AI imaging tool released to help Aotearoa become predator free

April 21, 2023 1:51 pm

Media Release

A collaborative project between kiwi companies Groundtruth (providers of the ‘TrapNZ’ trapping data recording platform) and Manaaki Whenua – Landcare Research has resulted in the creation of an online artificial intelligence (AI) software that is being released for free use.

Funded by Predator Free 2050 Limited, the software is called CamTrapNZ and can currently identify up to 15 different species in camera trap images.

“Camera traps are already widely used and are extremely useful but processing the images can be time consuming and costly. We hope this will make it affordable and achievable to use camera traps at large scale,” says Manaaki Whenua researcher Al Glen.

“Creating the AI was very challenging. One of the biggest hurdles we faced was accurately detecting if there was an animal in the image.

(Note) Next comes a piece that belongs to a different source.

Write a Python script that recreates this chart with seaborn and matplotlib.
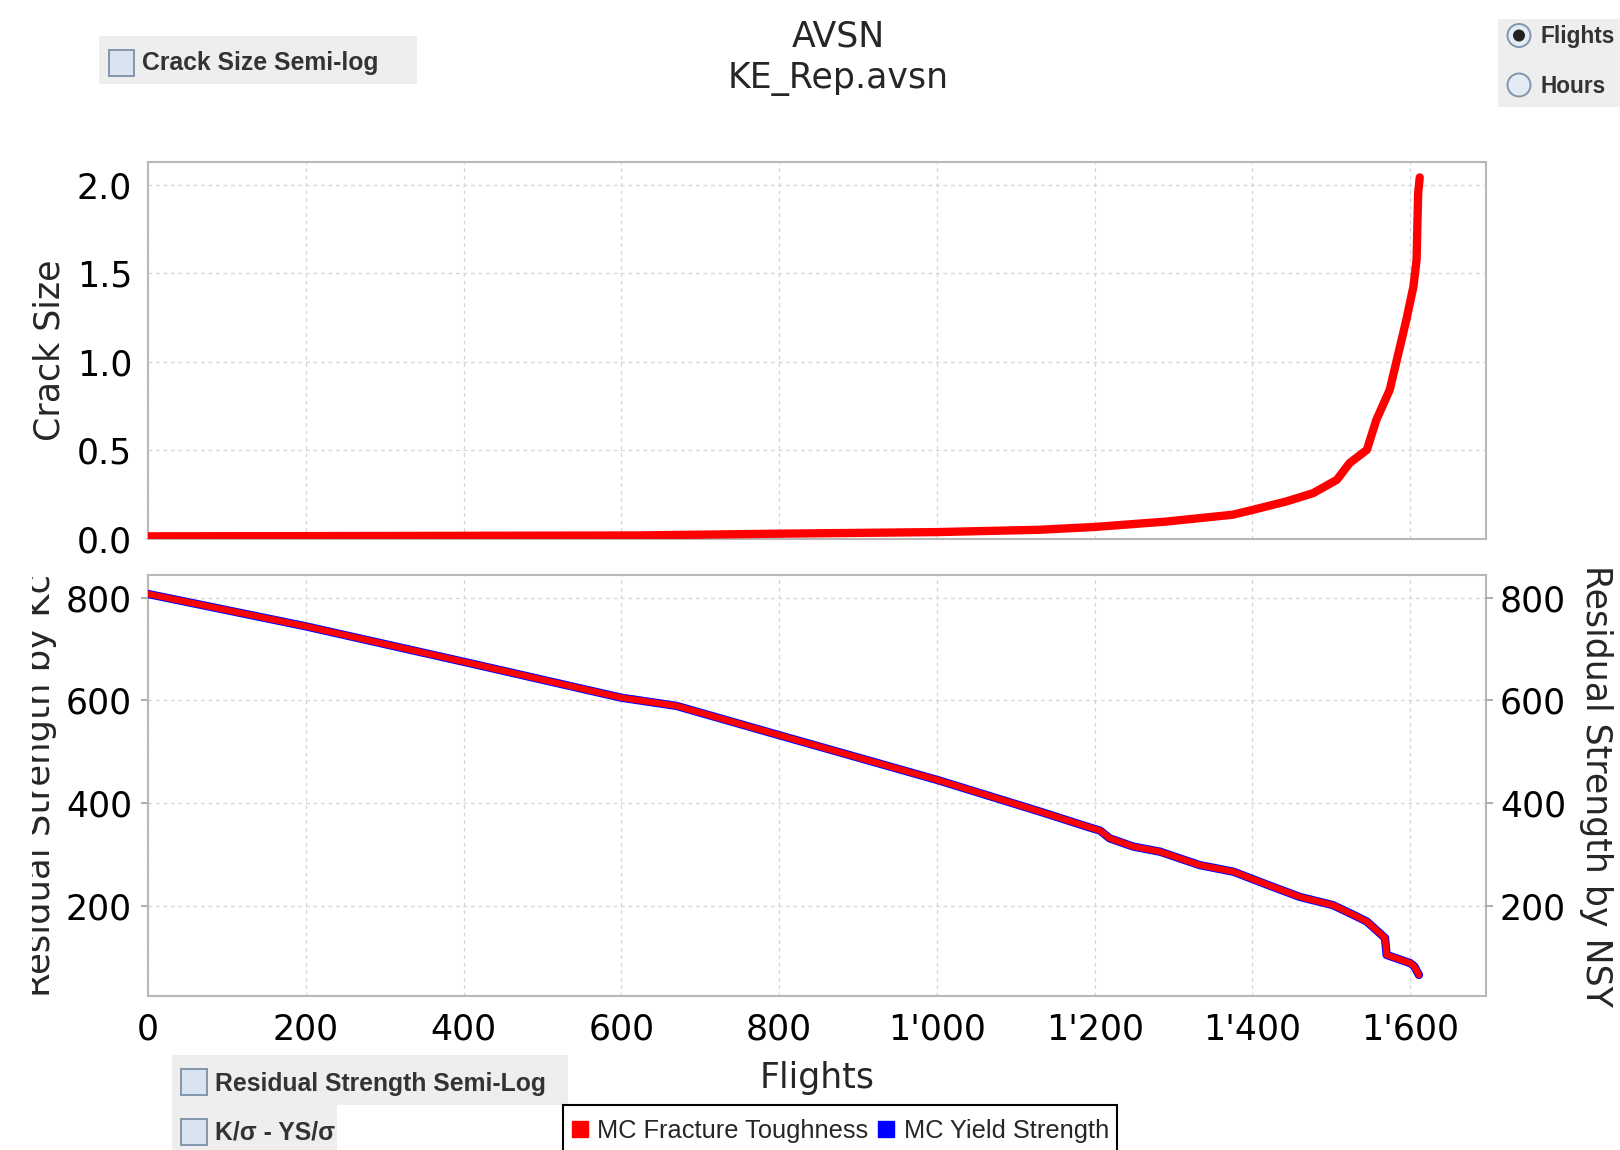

Cracking that issue made all the difference.”

Located on TrapNZ, users can upload up to 200 images and receive results within minutes, saving huge amounts of time and improving productivity. As the technology continues to be developed the number of images capable of being loaded at any one time will increase and, with the ability to self-learn, the software will refine its accuracy and include more species.

With more than 6000 registered camera traps on TrapNZ, CamTrapNZ now gives their owners a free tool to streamline predator detection and subsequent elimination. It can also be used to monitor the presence of pigs and goats.

The software development required thousands of images in order to train the AI, and were provided by the Department of Conservation, MPI, Regional Councils, Predator Free 2050 Limited landscape predator eradication projects in Hawke’s Bay, Taranaki and Banks Peninsula, and community groups across Aotearoa.

Predator Free Wellington is using hundreds of camera traps to detect the last remaining Ship rats on Miramar Peninsula, and it’s using CamTrapNZ to confirm that areas that are clear of rats remain clear, and to detect any incursions. Other predator free groups around the country are using it to measure trap efficacy and observe animal behaviour around traps.

Predator Free 2050 Limited’s Science Director Daniel Tompkins says “Supporting people and projects to make more effective use of their time is one critical way in which we can enable them to have greater impact on the ground for Predator Free 2050.”